Will this be a boat outting or a wading outting?


----------



## chromium (Oct 10, 2001)

Both. 

Possibly boats on the big water if the ramps are open.
Definitly drift boats on the river.
Waders in the river.
Bank fishing.
Pier and surf fishing.

People will be doing a little bit of everything.


----------



## kkirkens (Jan 6, 2003)

Where do you think most of the fish will be caught? Trying to decide whether to bring my boat or not.


----------



## chromium (Oct 10, 2001)

I wish I knew that answer.... 

What kind of boat are you thinking about bringing?


----------



## kkirkens (Jan 6, 2003)

I have a 2002 tracker tundra 18 foot with a 115 4 stroke mercury.


----------



## Shoeman (Aug 26, 2000)

Judging from the reports and the type of boat you're bringing, I would concentrate my efforts near the Mouth of the Big or Lil' Man in Manistee Lake. 
The major run (if we get it  ), has yet to enter the river. 
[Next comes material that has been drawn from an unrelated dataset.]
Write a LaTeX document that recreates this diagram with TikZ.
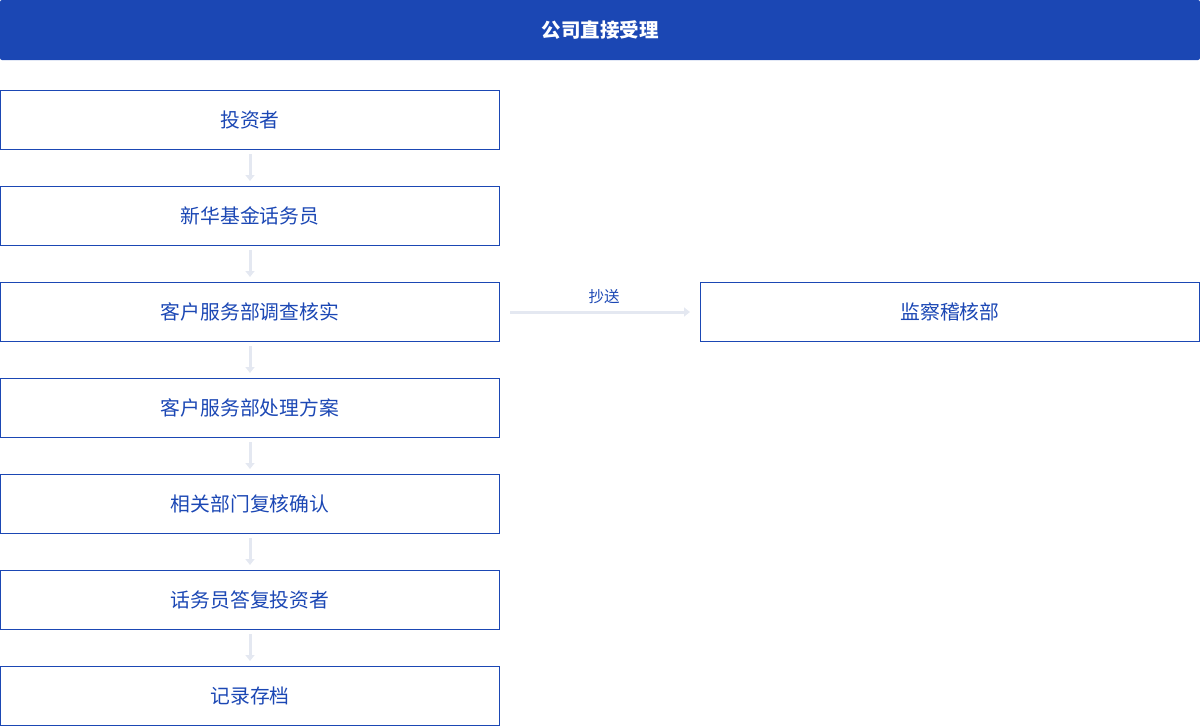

Sorry if I start to sound like Riverman. 
The next few days will reveal the potential of the run


----------



## kkirkens (Jan 6, 2003)

I just looked at the weather report and saw we are in for some crappy weather. High winds, and rain turning to blowing snow. Is it even worth going up this weekend for the fishing?


----------



## chromium (Oct 10, 2001)

It's always worth it.


----------



## Shoeman (Aug 26, 2000)

Sounds like perfect "steelhead conditions" 

Keeps the beer cold!


----------



## kkirkens (Jan 6, 2003)

Just don't want to waste gas and money going up and not catching anything, plus I'm taking tuesday off for the opener on little pm with a friend of mine. Thats gonna be a lot of gas and money for me driving up twice within a couple of days. I'm 100% in for the joe outting. Hmm, guess I need to figure out what I'm doing and fast.


----------



## Shoeman (Aug 26, 2000)

If you don't want to risk wasting your gas money, get out of steelhead fishing while you still can...LOL

I've wasted thousands of gallons in pursuit of steel


----------



## chromium (Oct 10, 2001)

Burning Dinosaur?? Not a problem.....


----------



## gunrod (Jan 16, 2001)

> _Originally posted by kkirkens _
> *Just don't want to waste gas and money going up and not catching anything *


Besides, gas is the cheapest part of Steelhead fishing. Just ask my wife.


----------



## kkirkens (Jan 6, 2003)

Yeah, my wife doesn't fall for the "this is the cheap type of fishing" excuse...she knows better. lol. I think I'm s.o.l. for saturday now, got stuck with working again. go figure! I know the joe outting isn't my weekend to work, so I'm safe there. See ya guys at the st.joe outting, let me know if anyone needs a spot in my boat. I need some experienced guys to guide me in the right direction river fishing from a boat. Later guys, I hope everyone has a good time.


----------